The splits on the AMRAP, and the splits on the bill drill on the same target at the same distance hovered in the mid 0.20 second range. While not a huge priority, I would like to see those splits drop to right at 0.20 seconds. Physicaly I am in control of the gun, but cannot move the trigger any faster at the moment. Hopefully with time that comes around naturally.
The reload work was a bit disappointing. Even though I have been very deliberate about keeping my eye’s up during dry fire, I was looking down at the revolver during the reloads.

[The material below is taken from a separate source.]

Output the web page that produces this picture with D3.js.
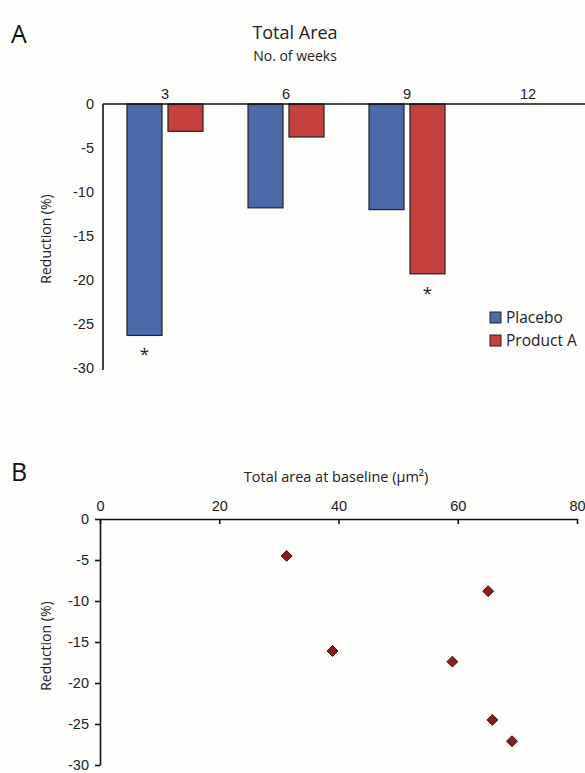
<!DOCTYPE html>
<html>
<head>
<meta charset="utf-8">
<script src="https://cdn.jsdelivr.net/npm/d3@7"></script>
<style>
  body { margin: 0; background: #fdfdfb; }
  svg { display: block; font-family: "Open Sans", "Noto Sans", sans-serif; }
  .axis text { font-size: 14.5px; fill: #222; }
  .axis path, .axis line { stroke: #111; stroke-width: 1.6px; }
</style>
</head>
<body>
<div id="chart"></div>
<script>
// Panel A data - % reduction in total area by week
const weeks = ["3", "6", "9", "12"];
const series = ["Placebo", "Product A"];
const placebo = [-26.3, -11.8, -12.0, null];
const productA = [-3.1, -3.75, -19.3, null];
const starred = [["3", "Placebo"], ["9", "Product A"]];
const yTicksA = [0, -5, -10, -15, -20, -25, -30];

// Panel B data - baseline area vs reduction
const baseArea = [31.3, 39.0, 59.1, 65.1, 65.8, 69.1];
const reduction = [-4.5, -16.1, -17.4, -8.8, -24.5, -27.1];
const xTicksB = [0, 20, 40, 60, 80];
const yTicksB = [0, -5, -10, -15, -20, -25, -30];

const colors = { "Placebo": "#4a6aaa", "Product A": "#c6403d" };

const width = 585, height = 773;

// plain hyphen for negatives, like the original figure
const fmt = d => String(d);

const svg = d3.select("#chart")
    .append("svg")
    .attr("width", width)
    .attr("height", height);

/* ---------- Panel A ---------- */

svg.append("text").attr("x", 11).attr("y", 43)
    .attr("font-size", "25px").attr("fill", "#111").text("A");

svg.append("text").attr("x", 295).attr("y", 39)
    .attr("text-anchor", "middle").attr("font-size", "18px").attr("fill", "#222")
    .text("Total Area");
svg.append("text").attr("x", 295).attr("y", 61)
    .attr("text-anchor", "middle").attr("font-size", "14px").attr("fill", "#222")
    .text("No. of weeks");

const yA = d3.scaleLinear().domain([-30, 0]).range([368, 104]);
const xA = d3.scaleBand().domain(weeks).range([104.5, 588.5]);
const xInner = d3.scaleBand().domain(series).range([-38, 38]).paddingInner(0.146);

const barData = [];
weeks.forEach((w, i) => {
  if (placebo[i] != null) barData.push({ week: w, s: "Placebo", v: placebo[i] });
  if (productA[i] != null) barData.push({ week: w, s: "Product A", v: productA[i] });
});

const center = w => xA(w) + xA.bandwidth() / 2;

svg.selectAll(".bar")
  .data(barData)
  .enter()
  .append("rect")
    .attr("class", "bar")
    .attr("x", d => center(d.week) + xInner(d.s))
    .attr("y", yA(0))
    .attr("width", xInner.bandwidth())
    .attr("height", d => yA(d.v) - yA(0))
    .attr("fill", d => colors[d.s])
    .attr("stroke", "#222")
    .attr("stroke-width", 1.2);

// significance asterisks
svg.selectAll(".star")
  .data(starred)
  .enter()
  .append("text")
    .attr("x", d => center(d[0]) + xInner(d[1]) + xInner.bandwidth() / 2)
    .attr("y", d => {
      const i = weeks.indexOf(d[0]);
      const v = d[1] === "Placebo" ? placebo[i] : productA[i];
      return yA(v) + 25;
    })
    .attr("text-anchor", "middle").attr("font-size", "17px").attr("fill", "#222")
    .text("*");

// y axis (no tick marks)
svg.append("g")
    .attr("class", "axis")
    .attr("transform", "translate(103,0)")
    .call(d3.axisLeft(yA).tickValues(yTicksA).tickFormat(fmt).tickSize(0).tickPadding(9))
    .call(g => g.select(".domain").attr("d", `M0,${yA(0)}V${yA(-30) + 2}`));

// x axis at top, labels above
svg.append("g")
    .attr("class", "axis")
    .attr("transform", `translate(0,${yA(0)})`)
    .call(d3.axisTop(xA).tickSize(0).tickPadding(5))
    .call(g => g.select(".domain").attr("d", `M103,0H${width}`));

svg.append("text")
    .attr("transform", `translate(51,${(yA(0) + yA(-30)) / 2 + 3}) rotate(-90)`)
    .attr("text-anchor", "middle").attr("font-size", "14px").attr("fill", "#222")
    .text("Reduction (%)");

// legend
const legend = svg.selectAll(".legend")
  .data(series)
  .enter()
  .append("g")
    .attr("transform", (d, i) => `translate(490,${312 + i * 23})`);
legend.append("rect")
    .attr("width", 11).attr("height", 11)
    .attr("fill", d => colors[d]).attr("stroke", "#222").attr("stroke-width", 1);
legend.append("text")
    .attr("x", 16).attr("y", 11)
    .attr("font-size", "15.5px").attr("fill", "#222")
    .text(d => d);

/* ---------- Panel B ---------- */

svg.append("text").attr("x", 11).attr("y", 481)
    .attr("font-size", "25px").attr("fill", "#111").text("B");

svg.append("text").attr("x", 336).attr("y", 482)
    .attr("text-anchor", "middle").attr("font-size", "14.5px").attr("fill", "#222")
    .text("Total area at baseline (µm²)");

const xB = d3.scaleLinear().domain([0, 80]).range([100, 577]);
const yB = d3.scaleLinear().domain([-30, 0]).range([765, 519]);

svg.append("g")
    .attr("class", "axis")
    .attr("transform", `translate(0,${yB(0)})`)
    .call(d3.axisTop(xB).tickValues(xTicksB).tickSizeInner(-5).tickSizeOuter(0).tickPadding(8));

svg.append("g")
    .attr("class", "axis")
    .attr("transform", `translate(${xB(0)},0)`)
    .call(d3.axisLeft(yB).tickValues(yTicksB).tickFormat(fmt).tickSizeInner(5).tickSizeOuter(0).tickPadding(6));

svg.append("text")
    .attr("transform", `translate(51,${yB(-15.5)}) rotate(-90)`)
    .attr("text-anchor", "middle").attr("font-size", "14px").attr("fill", "#222")
    .text("Reduction (%)");

const diamond = d3.symbol().type(d3.symbolDiamond2).size(75);

svg.selectAll(".pt")
  .data(baseArea.map((x, i) => ({ x: x, y: reduction[i] })))
  .enter()
  .append("path")
    .attr("class", "pt")
    .attr("d", diamond)
    .attr("transform", d => `translate(${xB(d.x)},${yB(d.y)})`)
    .attr("fill", "#8e1c1e")
    .attr("stroke", "#3a0d0d")
    .attr("stroke-width", 1);
</script>
</body>
</html>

This is consistent with what I would normally tell people happens during a reload, humans being task oriented, but I was hoping I could break it with good dry fire practice.
There are two basic schools of thought on reloads, one says lower the revolver to accept the new ammunition because this assist the new ammunition actually properly seating in the individual chambers. The other school of thought says to maintain the revolver in the field of view so that downrange awareness can be maintained. Claude Werner teaches to lower the revolver, Clint Smith teaches to keep it up, both respected guys in their own right. I am undecided as to which technique I think makes more sense. If you want to weigh in, feel free to in the comments.